Practical rule: If a tool gives you line numbers without attack context, you don’t have a finding yet. You have a lead.
That’s the shift many testers need to make. The value isn’t in generating more alerts. The value is in moving from “the scanner said so” to “this input reaches this sink, this control is missing, this is the business impact, and here’s how to reproduce it”.
Small teams benefit the most
Large internal AppSec teams can afford specialised pipelines, custom rules, and dedicated triage. Solo consultants and boutique firms usually can’t. They need a workflow that fits around live engagements, mixed code quality, and imperfect client access.
Source code analysis is worth mastering because it helps you do three things better than black-box testing alone:
- Prioritise quickly when time is short.
- Find deeper issues that routine scanning won’t expose.
- Report with more precision so clients know what to fix first.
That combination makes you more useful to the client and harder to replace with a commodity scan.
Understanding the Three Lenses of Code Analysis
A practical way to think about code analysis is surveillance. One method watches from altitude, one walks the ground, and one combines both views while the target is moving. Pentesters need all three mental models, because each one answers a different question.

SAST is the satellite view
Static Application Security Testing, or SAST, scans code without executing it. For a pentester, that means fast pattern recognition across a wide area. You can spot tainted input flows, insecure function use, obvious secrets exposure, weak validation patterns, and risky infrastructure-as-code fragments before you’ve touched every endpoint in the app.
The advantage is scale. A well-configured SAST pass can review far more code than a human can manually inspect in the same time. The downside is obvious to anyone who has opened a fresh report from a default ruleset. You’ll get noise, duplicate issues, and findings that are technically plausible but operationally irrelevant.
SAST works best when you treat it as triage. Let it tell you where to look, not what to believe.

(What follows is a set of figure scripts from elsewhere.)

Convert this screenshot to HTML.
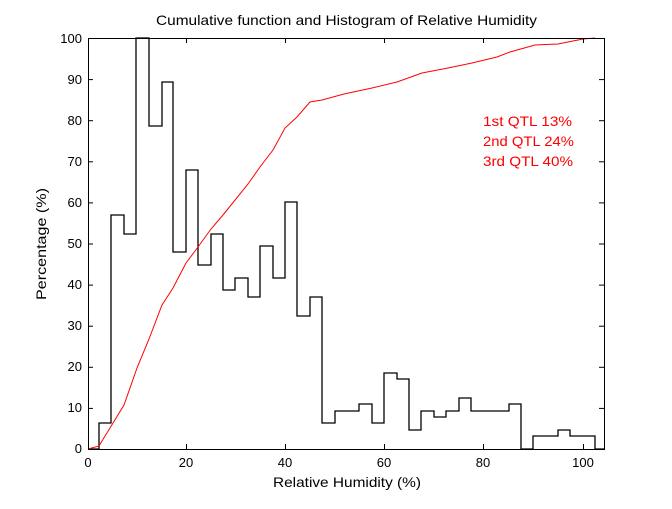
<!DOCTYPE html>
<html><head><meta charset="utf-8"><style>body{margin:0;background:#fff}</style></head><body>
<svg width="672" height="504" xmlns="http://www.w3.org/2000/svg" font-family="Liberation Sans, sans-serif" font-size="13">
<rect width="672" height="504" fill="#fff"/>
<text x="156" y="25" font-size="14" textLength="381" lengthAdjust="spacingAndGlyphs">Cumulative function and Histogram of Relative Humidity</text>
<polyline fill="none" stroke="#000" stroke-width="1.3" points="88,449 99,449 99,423 111,423 111,215 124,215 124,234 136,234 136,38 149,38 149,126 162,126 162,82 173,82 173,252 186,252 186,170 198,170 198,265 211,265 211,234 223,234 223,290 235,290 235,278 248,278 248,297 260,297 260,246 273,246 273,278 285,278 285,202 297,202 297,316 310,316 310,297 322,297 322,423 335,423 335,411 359,411 359,404 372,404 372,423 384,423 384,373 397,373 397,379 409,379 409,430 421,430 421,411 434,411 434,417 446,417 446,411 459,411 459,398 471,398 471,411 509,411 509,404 521,404 521,449 533,449 533,436 558,436 558,430 570,430 570,436 595,436 595,449 604,449"/>
<polyline fill="none" stroke="#f00" stroke-width="1" points="88,449 99,446 124,405 137,368 149,339 162,305 173,288 186,263 198,247 211,229 223,215 248,184 260,167 273,150 285,128 297,117 310,102 322,100 344,94 372,88 397,82 422,73 448,68 472,63 497,57 510,52 535,45 558,44 583,39 595,38"/>
<rect x="88.5" y="38.5" width="516" height="411" fill="none" stroke="#000" stroke-width="1"/>
<g stroke="#000" stroke-width="1">
<line x1="88" y1="79.6" x2="93" y2="79.6"/><line x1="88" y1="120.7" x2="93" y2="120.7"/><line x1="88" y1="161.8" x2="93" y2="161.8"/><line x1="88" y1="202.9" x2="93" y2="202.9"/><line x1="88" y1="244" x2="93" y2="244"/><line x1="88" y1="285.1" x2="93" y2="285.1"/><line x1="88" y1="326.2" x2="93" y2="326.2"/><line x1="88" y1="367.3" x2="93" y2="367.3"/><line x1="88" y1="408.4" x2="93" y2="408.4"/>
<line x1="604" y1="79.6" x2="599" y2="79.6"/><line x1="604" y1="120.7" x2="599" y2="120.7"/><line x1="604" y1="161.8" x2="599" y2="161.8"/><line x1="604" y1="202.9" x2="599" y2="202.9"/><line x1="604" y1="244" x2="599" y2="244"/><line x1="604" y1="285.1" x2="599" y2="285.1"/><line x1="604" y1="326.2" x2="599" y2="326.2"/><line x1="604" y1="367.3" x2="599" y2="367.3"/><line x1="604" y1="408.4" x2="599" y2="408.4"/>
<line x1="186.5" y1="449" x2="186.5" y2="444"/><line x1="285.5" y1="449" x2="285.5" y2="444"/><line x1="384.5" y1="449" x2="384.5" y2="444"/><line x1="483.5" y1="449" x2="483.5" y2="444"/><line x1="583.5" y1="449" x2="583.5" y2="444"/>
<line x1="186.5" y1="38" x2="186.5" y2="43"/><line x1="285.5" y1="38" x2="285.5" y2="43"/><line x1="384.5" y1="38" x2="384.5" y2="43"/><line x1="483.5" y1="38" x2="483.5" y2="43"/><line x1="583.5" y1="38" x2="583.5" y2="43"/>
</g>
<g text-anchor="end">
<text x="82" y="43">100</text><text x="82" y="84">90</text><text x="82" y="125">80</text><text x="82" y="166">70</text><text x="82" y="207">60</text><text x="82" y="248">50</text><text x="82" y="289">40</text><text x="82" y="330">30</text><text x="82" y="371">20</text><text x="82" y="412">10</text><text x="82" y="453">0</text>
</g>
<g text-anchor="middle">
<text x="88" y="467">0</text><text x="186" y="467">20</text><text x="285" y="467">40</text><text x="384" y="467">60</text><text x="483" y="467">80</text><text x="583" y="467">100</text>
</g>
<text x="273" y="487" font-size="14" textLength="148" lengthAdjust="spacingAndGlyphs">Relative Humidity (%)</text>
<text transform="translate(46,300) rotate(-90)" font-size="14" textLength="112" lengthAdjust="spacingAndGlyphs">Percentage (%)</text>
<g fill="#f00" font-size="14">
<text x="483" y="126" textLength="89" lengthAdjust="spacingAndGlyphs">1st QTL 13%</text>
<text x="483" y="146" textLength="91" lengthAdjust="spacingAndGlyphs">2nd QTL 24%</text>
<text x="483" y="166" textLength="90" lengthAdjust="spacingAndGlyphs">3rd QTL 40%</text>
</g>
</svg>
</body></html>
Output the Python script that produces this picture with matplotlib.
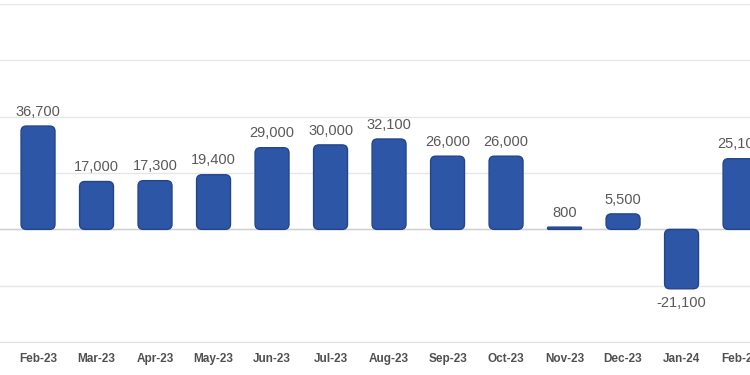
import matplotlib.pyplot as plt
from matplotlib.patches import FancyBboxPatch

months = ['Feb-23', 'Mar-23', 'Apr-23', 'May-23', 'Jun-23', 'Jul-23', 'Aug-23',
          'Sep-23', 'Oct-23', 'Nov-23', 'Dec-23', 'Jan-24', 'Feb-24']
jobs = [36700, 17000, 17300, 19400, 29000, 30000, 32100,
        26000, 26000, 800, 5500, -21100, 25100]

fig = plt.figure(figsize=(7.5, 3.75), dpi=100)
ax = fig.add_axes([0, 0.088, 1, 0.901])

x = list(range(len(months)))
bars = ax.bar(x, jobs, width=0.58, color='none', edgecolor='none')

ax.set_xlim(-0.65, 12.17)
ax.set_ylim(-40000, 80000)

# pixel scale for rounded corners
px_x = 12.82 / 750
px_y = 120000 / (0.901 * 375)
for b, v in zip(bars, jobs):
    x0, w = b.get_x(), b.get_width()
    h = abs(v)
    y0 = min(0, v)
    r = min(0.09, h / px_y * px_x / 2.2) if h > 0 else 0
    p = FancyBboxPatch((x0 + r, y0 + r * px_y / px_x), w - 2 * r,
                       max(h - 2 * r * px_y / px_x, 0),
                       boxstyle='round,pad=%f,rounding_size=%f' % (r, r),
                       mutation_aspect=px_y / px_x,
                       facecolor='#2E56A6', edgecolor='#22448A', linewidth=1.0,
                       zorder=3)
    ax.add_patch(p)
    if v >= 0:
        ax.text(b.get_x() + w / 2, v + 2600, f'{v:,}', ha='center', va='bottom',
                fontsize=10.5, color='#595959', family='Liberation Sans')
    else:
        ax.text(b.get_x() + w / 2, v - 2600, f'{v:,}', ha='center', va='top',
                fontsize=10.5, color='#595959', family='Liberation Sans')

ax.set_yticks(range(-40000, 80001, 20000))
ax.yaxis.grid(True, color='#e6e6e6', linewidth=1)
ax.axhline(0, color='#d0d0d0', linewidth=1, zorder=2)
ax.set_axisbelow(True)
ax.tick_params(axis='y', left=False, labelleft=False)
ax.tick_params(axis='x', length=0, pad=8)
ax.set_xticks(x)
ax.set_xticklabels(months, fontsize=8.5, color='#505050', fontweight='bold',
                   family='Liberation Sans')
for s in ax.spines.values():
    s.set_visible(False)
ax.spines['bottom'].set_visible(True)
ax.spines['bottom'].set_color('#e0e0e0')

fig.savefig('out.png', dpi=100)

Manual review is the on-foot scout
Manual review is slower, but it sees what tooling often misses. A human reviewer understands trust assumptions, business logic, naming conventions, weak privilege boundaries, and code that is secure in syntax but unsafe in design.
Source code analysis becomes a security assessment instead of a checklist. You read handlers, service classes, policy code, middleware, serializers, and background jobs. You ask whether the developer’s mental model matches the system’s actual behaviour.
Manual review is also how you decide whether a scanner alert matters. A flagged SQL construction in test code may be irrelevant. A similar pattern inside a billing reconciliation task may be severe even if exploitation is non-trivial.
A scanner can tell you that user input reaches a query builder. A reviewer decides whether the surrounding controls actually make that dangerous.
Hybrid analysis is the combined team
The strongest approach for most engagements is hybrid. Use automation to surface likely problem areas, then inspect selected paths manually and validate the important ones dynamically.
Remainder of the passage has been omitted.